Cheers, Mr. Fezziwig
[Reposted]
WHEN the Ghost of Christmas Past appears to the hard-hearted Ebenezer Scrooge on the night of Christmas Eve and takes him on a journey back in time, they revisit a party at the warehouse of Scrooge’s former employer, Mr. Fezziwig.
The scene has been played countless times in countless remakes and adaptations of Charles Dickens’ novella, A Christmas Carol. In these interpretations, Mr. Fezziwig, the merchant and money lender, remains fundamentally the same.
Let’s not forget that Christmas Carol is not primarily a tale about Christmas. It’s a story about the idolatry of money and how it transforms society.
Dickens understood that Capitalism was creating an inhuman society. Scrooge embodies an economy that is based first and foremost on the relentless pursuit of money for money’s sake — not for the sustenance of virtuous and happy families. He is a “a squeezing, wrenching, grasping, scraping, clutching, covetous, old sinner! Hard and sharp as flint… secret, and self-contained, and solitary as an oyster.”
Unsurprisingly, he is a bachelor, too hard-driving for his old sweetheart.
Fezziwig is his counterpart. He stands for economic sanity, a world of independent businesses and family-like commerce — independent of global conglomeration and centralized banking. Sadly, he is later forced to sell out. His former apprentice Scrooge and his equally grasping partner, Jacob Marley, eventually buy everything.

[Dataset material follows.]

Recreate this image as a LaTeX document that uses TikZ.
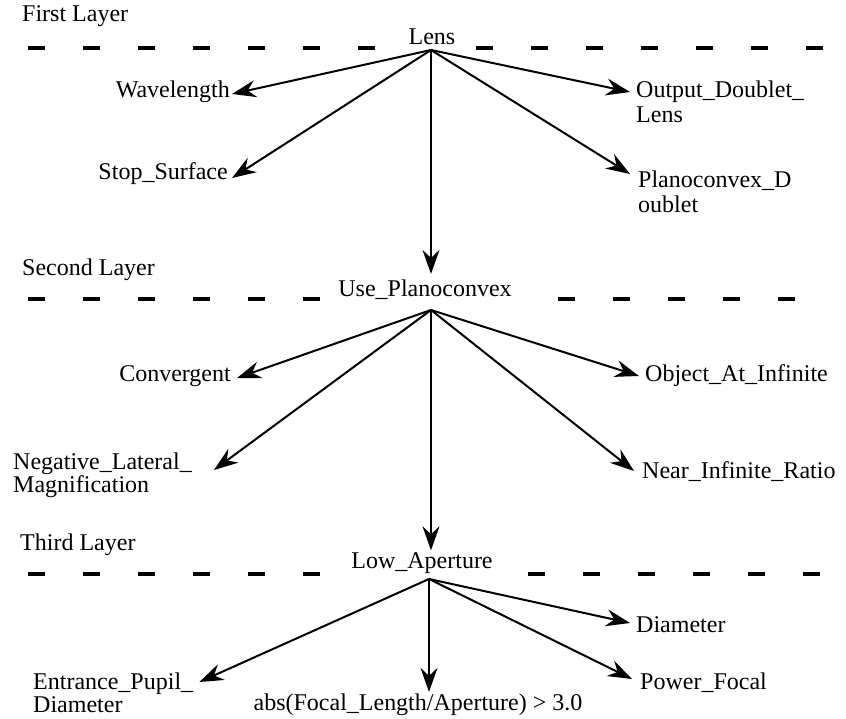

Mr. Fezziwig is light-hearted enough to dance with his employees. He is the paternal employer who treats his workers not as exchangeable commodities but extended family. His warehouse on Christmas Eve is transformed into a festive ballroom, with the good cheer and generosity of Mr. and Mrs. Fezziwig presiding over all. Mrs. Fezziwig is “one vast substantial smile.” When Fezziwig dances with her “a positive light appear[s] to issue” from his calves.